NLP models often work by autoregressively predicting the next word in a text sequence. This is a highly specific task. This does not appear to be optimized to produce generalization. To produce more generalization, I propose two changes.
Training Method to Produce More Generalization:
- Start with a pre-trained model (e.g., GPT-3).
- Create a strong paraphrase detection model.
- Create an emotion embedding model.
- Fine tune on the original training data, but use the paraphrase detection model output to train the model to be less exact, but more conceptually related. Multiple levels could be focused on simultaneously (sentence, paragraph). Perhaps keep entering the same text until paraphrase scores increase. It would be important for a paraphrase score to be lower if the text is exactly the same.
- Optimize for the sentence, paragraph, and text corpus producing matching emotion embeddings. Similar to #4, autoregressively focus on the same text until a certain threshold of similarity is reached for the emotion embeddings.
Another recommendation would be to use a school curriculum from primary, to secondary, to post-secondary school. The entire set of text, and questions, would be good to use for the training. The reason for this is that children and adults are exposed to a very wide variety of reading content and conceptual question types throughout their educational history. It is my opinion that increasing the number of concepts, or types of questions, will lead to a higher level of generalization.
It would also be useful to consider more about the training individual humans receive. It is very different from how NLP models are trained. NLP models are trained on very large amounts of symbolic data, whereas the amount of symbolic data used for training humans is very limited in comparison. That means that either the network architecture, method of training, or both need to be revised. Of the possibilities, the training data is the easiest to address. Datasets designed to be similar to the scope and size that humans receive, may also help to drive changes in network architecture.
Text transcriptions of specific parent and child interactions throughout early childhood prior to school.
Text transcripts of classroom lectures, peer interactions, quizzes, and tests.
All textbook material.
Social interaction via text at all age levels and with various different people.
Television transcripts integrated into the above for specific time periods (pretending that the AI is a certain age and going back in time from the present).
Radio transcripts – same as above.
Group interactions with family and peers integrated through the above.
Dating interactions integrated through the above.
Sports and extra-curricular activities. This might be very difficult to get.
Transcripts of interactions with various professions (doctors, therapists, etc…).

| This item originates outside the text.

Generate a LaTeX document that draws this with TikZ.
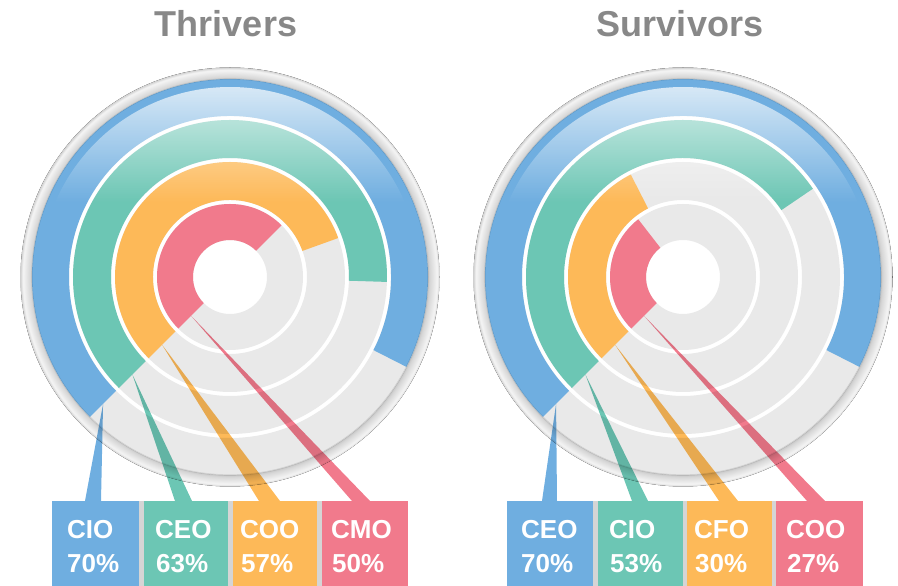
\documentclass[tikz,border=0pt]{standalone}
\usepackage{fontspec}
\setmainfont{Liberation Sans}
\usetikzlibrary{fadings}
\definecolor{cblue}{HTML}{6FAEE0}
\definecolor{cgreen}{HTML}{6CC6B4}
\definecolor{corange}{HTML}{FDB958}
\definecolor{cpink}{HTML}{F17A8C}
\definecolor{ctrack}{HTML}{E9E9E9}
\definecolor{ctitle}{HTML}{888888}
\definecolor{cstrip}{HTML}{D5D5D5}
\pgfdeclareradialshading{rimshade}{\pgfpointorigin}{%
  rgb(0bp)=(0.78,0.78,0.78);
  rgb(23.55bp)=(0.76,0.76,0.76);
  rgb(23.85bp)=(0.84,0.84,0.84);
  rgb(24.35bp)=(0.91,0.91,0.91);
  rgb(24.70bp)=(0.96,0.96,0.96);
  rgb(24.92bp)=(0.87,0.87,0.87);
  rgb(25bp)=(0.81,0.81,0.81);
  rgb(50bp)=(0.81,0.81,0.81)}
\tikzfading[name=glossfade, top color=transparent!0, middle color=transparent!85, bottom color=transparent!100]
% annular sector: center, r inner, r outer, start angle, end angle, colour
\newcommand\ringseg[6]{%
  \fill[#6] ([shift={(#4:#3pt)}]#1) arc[start angle=#4, end angle=#5, radius=#3pt]
    -- ([shift={(#5:#2pt)}]#1) arc[start angle=#5, end angle=#4, radius=#2pt] -- cycle;}
\newcommand\chartbase[1]{%
  \fill[shading=rimshade] (#1) circle[radius=209.5pt];
  \fill[white] (#1) circle[radius=198pt];
  \ringseg{#1}{37}{73}{0}{360}{ctrack}
  \ringseg{#1}{77}{115}{0}{360}{ctrack}
  \ringseg{#1}{119}{157}{0}{360}{ctrack}
  \ringseg{#1}{161}{198}{0}{360}{ctrack}}
\newcommand\chartgloss[1]{%
  \begin{scope}
    \clip (#1) circle[radius=190pt];
    \fill[white, fill opacity=0.72, path fading=glossfade]
      ([shift={(-200pt,190pt)}]#1) rectangle ([shift={(200pt,75pt)}]#1);
  \end{scope}
  \draw[black, opacity=0.10, line width=1.2pt] (#1) circle[radius=198pt];}
\tikzset{
  title/.style={font=\fontsize{36}{40}\selectfont\bfseries, text=ctitle, anchor=base, inner sep=0pt},
  lbl/.style={font=\fontsize{26}{30}\selectfont\bfseries, text=white, anchor=base west, inner sep=0pt},
  box/.style={inner sep=0pt, minimum height=85pt, anchor=south west, draw=none},
  wedge/.style={blend mode=multiply}
}
\begin{document}
\begin{tikzpicture}[x=1pt,y=1pt]
\useasboundingbox (0,0) rectangle (898,586);
\coordinate (cT) at (230,309);
\coordinate (cS) at (683,309);

% ---------------- Thrivers ----------------
\node[title] (titleT) at (226,549) {Thrivers};
\chartbase{cT}
\ringseg{cT}{161}{198}{225}{-27}{cblue}
\ringseg{cT}{119}{157}{225}{-1.8}{cgreen}
\ringseg{cT}{77}{115}{225}{19.8}{corange}
\ringseg{cT}{37}{73}{225}{45}{cpink}
\chartgloss{cT}

\fill[cstrip] (52,0) rectangle (408,85);
\node[box, fill=cblue, minimum width=87pt] (bT1) at (52,0) {};
\node[box, fill=cgreen, minimum width=84.5pt] (bT2) at (143.5,0) {};
\node[box, fill=corange, minimum width=84.5pt] (bT3) at (232.5,0) {};
\node[box, fill=cpink, minimum width=86.5pt] (bT4) at (321.5,0) {};

\coordinate (aT1) at ([shift={(225:179.5pt)}]cT);
\coordinate (aT2) at ([shift={(225:138pt)}]cT);
\coordinate (aT3) at ([shift={(225:96pt)}]cT);
\coordinate (aT4) at ([shift={(225:55pt)}]cT);
\fill[cblue, wedge] (aT1) -- (85,85) -- (101,85) -- cycle;
\fill[cgreen, wedge] (aT2) -- (175,85) -- (192,85) -- cycle;
\fill[corange, wedge] (aT3) -- (259,85) -- (280,85) -- cycle;
\fill[cpink, wedge] (aT4) -- (352,85) -- (370,85) -- cycle;

\node[lbl] (lT1a) at (67,47) {CIO};
\node[lbl] (lT1b) at (67,13) {70\%};
\node[lbl] (lT2a) at (155,47) {CEO};
\node[lbl] (lT2b) at (156,13) {63\%};
\node[lbl] (lT3a) at (240,47) {COO};
\node[lbl] (lT3b) at (241,13) {57\%};
\node[lbl] (lT4a) at (331,47) {CMO};
\node[lbl] (lT4b) at (332,13) {50\%};

% ---------------- Survivors ----------------
\node[title] (titleS) at (680,549) {Survivors};
\chartbase{cS}
\ringseg{cS}{161}{198}{225}{-27}{cblue}
\ringseg{cS}{119}{157}{225}{34.2}{cgreen}
\ringseg{cS}{77}{115}{225}{117}{corange}
\ringseg{cS}{37}{73}{225}{127.8}{cpink}
\chartgloss{cS}

\fill[cstrip] (507,0) rectangle (863,85);
\node[box, fill=cblue, minimum width=86pt] (bS1) at (507,0) {};
\node[box, fill=cgreen, minimum width=85pt] (bS2) at (597.5,0) {};
\node[box, fill=corange, minimum width=85.5pt] (bS3) at (686.5,0) {};
\node[box, fill=cpink, minimum width=87pt] (bS4) at (776,0) {};

\coordinate (aS1) at ([shift={(225:179.5pt)}]cS);
\coordinate (aS2) at ([shift={(225:138pt)}]cS);
\coordinate (aS3) at ([shift={(225:96pt)}]cS);
\coordinate (aS4) at ([shift={(225:55pt)}]cS);
\fill[cblue, wedge] (aS1) -- (542,85) -- (557,85) -- cycle;
\fill[cgreen, wedge] (aS2) -- (632,85) -- (648,85) -- cycle;
\fill[corange, wedge] (aS3) -- (719,85) -- (738,85) -- cycle;
\fill[cpink, wedge] (aS4) -- (807,85) -- (825,85) -- cycle;

\node[lbl] (lS1a) at (521,47) {CEO};
\node[lbl] (lS1b) at (521,13) {70\%};
\node[lbl] (lS2a) at (609,47) {CIO};
\node[lbl] (lS2b) at (610,13) {53\%};
\node[lbl] (lS3a) at (694,47) {CFO};
\node[lbl] (lS3b) at (695,13) {30\%};
\node[lbl] (lS4a) at (786,47) {COO};
\node[lbl] (lS4b) at (787,13) {27\%};
\end{tikzpicture}
\end{document}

Transcript of stream of consciousness (of thinking in words).
In other words, the training data would ideally be the textual content received and produced by an individual during their lifetime. Given that the speed of data transfer by spoken language is about 39 bits per second, we can work towards an upper end of the total amount of language processing done by a human. Thinking in words is up to 4 times faster than speaking. This would put the thinking in words data rate at approximately 160 bits per second. Let’s go ahead and assume that thinking occurs 24/7 (including sleep) to get a calculation for the total amount of language data processing done by a human by age 30. This gives a maximum value of 17.6 GB of text data. This is very likely an overestimate by up to an order of magnitude given that we are not constantly thinking in words at our highest rate and very likely have greatly reduced verbal processing during sleep. Compare the 17.6 GB of data maximum estimation to the 45 TB of text data used to train GPT-3. This is 2,500 to 25,000 times more data than the total language processing done by a human by age 30. One limitation of this analysis is that it excludes other forms of thinking and learning (e.g., visual, kinesthetic, performance).
What is clear from this analysis is that we need to work on developing better datasets for training and better network architectures. I have outlined some initial steps for using paraphrase detection and emotion embedding to improve generalization and performance of existing models. I have provided an analysis of the amount of data used in training language models and assert that scaling towards larger dataset may be missing important opportunities. Certainly, it will be interesting to continue using more data and compute to get better results, but this does not get us closer to a more efficient general model that has a chance of being more accessible to the masses.